┏━━

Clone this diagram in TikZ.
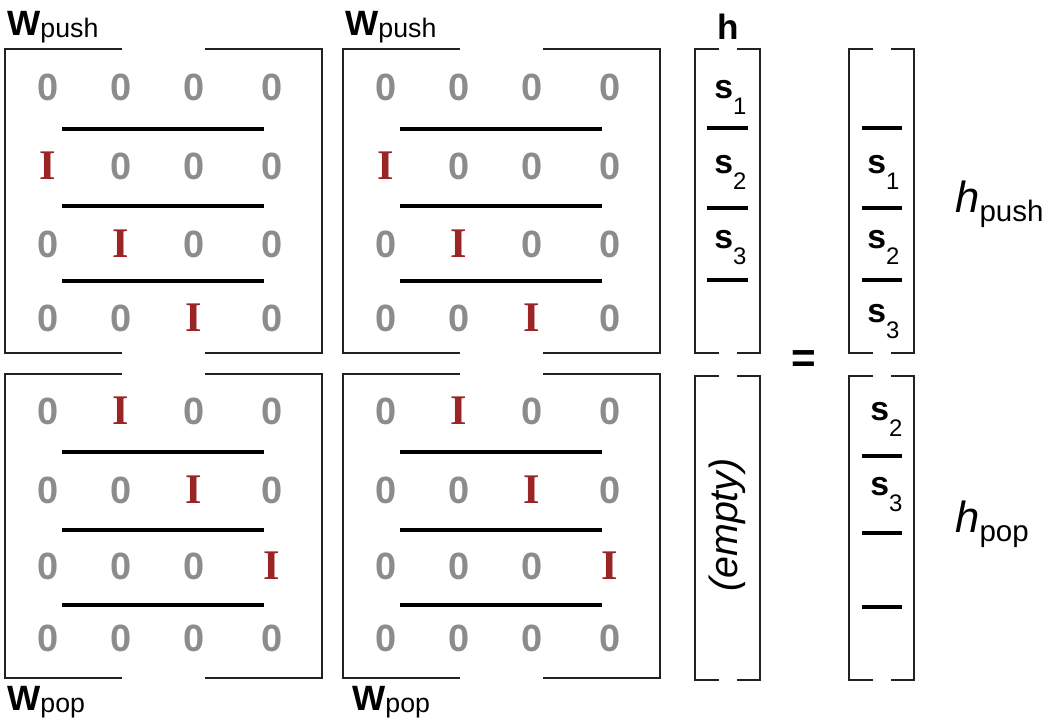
\documentclass[tikz,border=0pt]{standalone}
\usepackage{fontspec}
\setmainfont{Liberation Sans}
\newfontfamily\identfont{Liberation Serif}
\usetikzlibrary{positioning}
\definecolor{zerogray}{HTML}{8C8C8C}
\definecolor{identred}{HTML}{9B2424}
\definecolor{inkdark}{HTML}{222222}
\newcommand\stackel[1]{\textbf{s}\raisebox{-12pt}{\fontsize{17}{17}\selectfont #1}}

\begin{document}
\begin{tikzpicture}[x=0.025cm, y=-0.025cm, zero/.style={text=zerogray, inner sep=0pt, font=\fontsize{27}{29}\selectfont\bfseries}, ident/.style={text=identred, inner sep=0pt, font=\fontsize{30}{32}\selectfont\identfont\bfseries}, bracket/.style={draw=inkdark, line width=1.5pt}, rowsep/.style={draw=black, line width=2.2pt}, stackel/.style={anchor=base west, inner sep=0pt, font=\fontsize{24}{26}\selectfont}, wlabel/.style={anchor=base west, inner sep=0pt, font=\fontsize{25}{27}\selectfont\bfseries}]
\useasboundingbox (0,0) rectangle (1047,726);
% matrix brackets
\foreach \xl/\xr/\gl/\gr in {5/322/122/205, 343/660/460/543}{
  \draw[bracket] (\gl,49) -| (\xl,353) -- (\gl,353);
  \draw[bracket] (\gr,49) -| (\xr,353) -- (\gr,353);
  \draw[bracket] (\gl,374) -| (\xl,678) -- (\gl,678);
  \draw[bracket] (\gr,374) -| (\xr,678) -- (\gr,678);
}
% vector brackets
\foreach \xl/\xr/\gl/\gr in {695/760/719/737, 849/914/873/891}{
  \draw[bracket] (\gl,49) -| (\xl,353) -- (\gl,353);
  \draw[bracket] (\gr,49) -| (\xr,353) -- (\gr,353);
  \draw[bracket] (\gl,376) -| (\xl,680) -- (\gl,680);
  \draw[bracket] (\gr,376) -| (\xr,680) -- (\gr,680);
}
% entries of W_push and W_pop
\foreach \m/\ox in {a/0, b/338}{
  \foreach \r/\y/\yp in {1/87/411, 2/166/490, 3/244/566, 4/318/638}{
    \foreach \c/\x in {1/48, 2/121, 3/194, 4/272}{
      \pgfmathtruncatemacro\dd{\r-\c}
      \ifnum\dd=1 \node[ident] (push\m\r\c) at (\x+\ox,\y) {I};
      \else \node[zero] (push\m\r\c) at (\x+\ox,\y) {0};\fi
      \ifnum\dd=-1 \node[ident] (pop\m\r\c) at (\x+\ox,\yp) {I};
      \else \node[zero] (pop\m\r\c) at (\x+\ox,\yp) {0};\fi
    }
  }
  \foreach \y in {129,206,281,452,530,605}
    \draw[rowsep] (62+\ox,\y) -- (264+\ox,\y);
}
\node[wlabel] (wpusha) at (7,35) {W\raisebox{-2pt}{\mdseries\fontsize{19}{21}\selectfont push}};
\node[wlabel] (wpushb) at (345,35) {W\raisebox{-2pt}{\mdseries\fontsize{19}{21}\selectfont push}};
\node[wlabel] (wpopa) at (7,710) {W\raisebox{-2pt}{\mdseries\fontsize{19}{21}\selectfont pop}};
\node[wlabel] (wpopb) at (352,710) {W\raisebox{-2pt}{\mdseries\fontsize{19}{21}\selectfont pop}};
% stack vector h
\node[wlabel] (hlabel) at (717,39) {h};
\foreach \y in {128,208,280} \draw[rowsep] (707,\y) -- (748,\y);
\node[stackel] (hs1) at (714,98) {\stackel{1}};
\node[stackel] (hs2) at (714,173) {\stackel{2}};
\node[stackel] (hs3) at (714,248) {\stackel{3}};
\node[rotate=90, inner sep=0pt, font=\fontsize{28}{30}\selectfont\itshape] (empty) at (727,525) {(empty)};
\node[inner sep=0pt, font=\fontsize{30}{30}\selectfont\bfseries] (eq) at (804,362) {=};
% results
\foreach \y in {128,208,280,456,533,607} \draw[rowsep] (862,\y) -- (902,\y);
\node[stackel] (rs1) at (867,173) {\stackel{1}};
\node[stackel] (rs2) at (867,248) {\stackel{2}};
\node[stackel] (rs3) at (867,322) {\stackel{3}};
\node[stackel] (ps2) at (870,420) {\stackel{2}};
\node[stackel] (ps3) at (870,495) {\stackel{3}};
\node[anchor=base west, inner sep=0pt, font=\fontsize{31}{33}\selectfont] (hpush) at (955,212) {\textit{h}\raisebox{-7pt}{\fontsize{21}{23}\selectfont push}};
\node[anchor=base west, inner sep=0pt, font=\fontsize{31}{33}\selectfont] (hpop) at (955,532) {\textit{h}\raisebox{-7pt}{\fontsize{21}{23}\selectfont pop}};
\end{tikzpicture}
\end{document}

┗━━

DO THIS >> Repeat the listing verbatim. Skip the pictures.

FINAL RESULT >>
Clone this diagram in TikZ.
\documentclass[tikz,border=0pt]{standalone}
\usepackage{fontspec}
\setmainfont{Liberation Sans}
\newfontfamily\identfont{Liberation Serif}
\usetikzlibrary{positioning}
\definecolor{zerogray}{HTML}{8C8C8C}
\definecolor{identred}{HTML}{9B2424}
\definecolor{inkdark}{HTML}{222222}
\newcommand\stackel[1]{\textbf{s}\raisebox{-12pt}{\fontsize{17}{17}\selectfont #1}}

\begin{document}
\begin{tikzpicture}[x=0.025cm, y=-0.025cm, zero/.style={text=zerogray, inner sep=0pt, font=\fontsize{27}{29}\selectfont\bfseries}, ident/.style={text=identred, inner sep=0pt, font=\fontsize{30}{32}\selectfont\identfont\bfseries}, bracket/.style={draw=inkdark, line width=1.5pt}, rowsep/.style={draw=black, line width=2.2pt}, stackel/.style={anchor=base west, inner sep=0pt, font=\fontsize{24}{26}\selectfont}, wlabel/.style={anchor=base west, inner sep=0pt, font=\fontsize{25}{27}\selectfont\bfseries}]
\useasboundingbox (0,0) rectangle (1047,726);
% matrix brackets
\foreach \xl/\xr/\gl/\gr in {5/322/122/205, 343/660/460/543}{
  \draw[bracket] (\gl,49) -| (\xl,353) -- (\gl,353);
  \draw[bracket] (\gr,49) -| (\xr,353) -- (\gr,353);
  \draw[bracket] (\gl,374) -| (\xl,678) -- (\gl,678);
  \draw[bracket] (\gr,374) -| (\xr,678) -- (\gr,678);
}
% vector brackets
\foreach \xl/\xr/\gl/\gr in {695/760/719/737, 849/914/873/891}{
  \draw[bracket] (\gl,49) -| (\xl,353) -- (\gl,353);
  \draw[bracket] (\gr,49) -| (\xr,353) -- (\gr,353);
  \draw[bracket] (\gl,376) -| (\xl,680) -- (\gl,680);
  \draw[bracket] (\gr,376) -| (\xr,680) -- (\gr,680);
}
% entries of W_push and W_pop
\foreach \m/\ox in {a/0, b/338}{
  \foreach \r/\y/\yp in {1/87/411, 2/166/490, 3/244/566, 4/318/638}{
    \foreach \c/\x in {1/48, 2/121, 3/194, 4/272}{
      \pgfmathtruncatemacro\dd{\r-\c}
      \ifnum\dd=1 \node[ident] (push\m\r\c) at (\x+\ox,\y) {I};
      \else \node[zero] (push\m\r\c) at (\x+\ox,\y) {0};\fi
      \ifnum\dd=-1 \node[ident] (pop\m\r\c) at (\x+\ox,\yp) {I};
      \else \node[zero] (pop\m\r\c) at (\x+\ox,\yp) {0};\fi
    }
  }
  \foreach \y in {129,206,281,452,530,605}
    \draw[rowsep] (62+\ox,\y) -- (264+\ox,\y);
}
\node[wlabel] (wpusha) at (7,35) {W\raisebox{-2pt}{\mdseries\fontsize{19}{21}\selectfont push}};
\node[wlabel] (wpushb) at (345,35) {W\raisebox{-2pt}{\mdseries\fontsize{19}{21}\selectfont push}};
\node[wlabel] (wpopa) at (7,710) {W\raisebox{-2pt}{\mdseries\fontsize{19}{21}\selectfont pop}};
\node[wlabel] (wpopb) at (352,710) {W\raisebox{-2pt}{\mdseries\fontsize{19}{21}\selectfont pop}};
% stack vector h
\node[wlabel] (hlabel) at (717,39) {h};
\foreach \y in {128,208,280} \draw[rowsep] (707,\y) -- (748,\y);
\node[stackel] (hs1) at (714,98) {\stackel{1}};
\node[stackel] (hs2) at (714,173) {\stackel{2}};
\node[stackel] (hs3) at (714,248) {\stackel{3}};
\node[rotate=90, inner sep=0pt, font=\fontsize{28}{30}\selectfont\itshape] (empty) at (727,525) {(empty)};
\node[inner sep=0pt, font=\fontsize{30}{30}\selectfont\bfseries] (eq) at (804,362) {=};
% results
\foreach \y in {128,208,280,456,533,607} \draw[rowsep] (862,\y) -- (902,\y);
\node[stackel] (rs1) at (867,173) {\stackel{1}};
\node[stackel] (rs2) at (867,248) {\stackel{2}};
\node[stackel] (rs3) at (867,322) {\stackel{3}};
\node[stackel] (ps2) at (870,420) {\stackel{2}};
\node[stackel] (ps3) at (870,495) {\stackel{3}};
\node[anchor=base west, inner sep=0pt, font=\fontsize{31}{33}\selectfont] (hpush) at (955,212) {\textit{h}\raisebox{-7pt}{\fontsize{21}{23}\selectfont push}};
\node[anchor=base west, inner sep=0pt, font=\fontsize{31}{33}\selectfont] (hpop) at (955,532) {\textit{h}\raisebox{-7pt}{\fontsize{21}{23}\selectfont pop}};
\end{tikzpicture}
\end{document}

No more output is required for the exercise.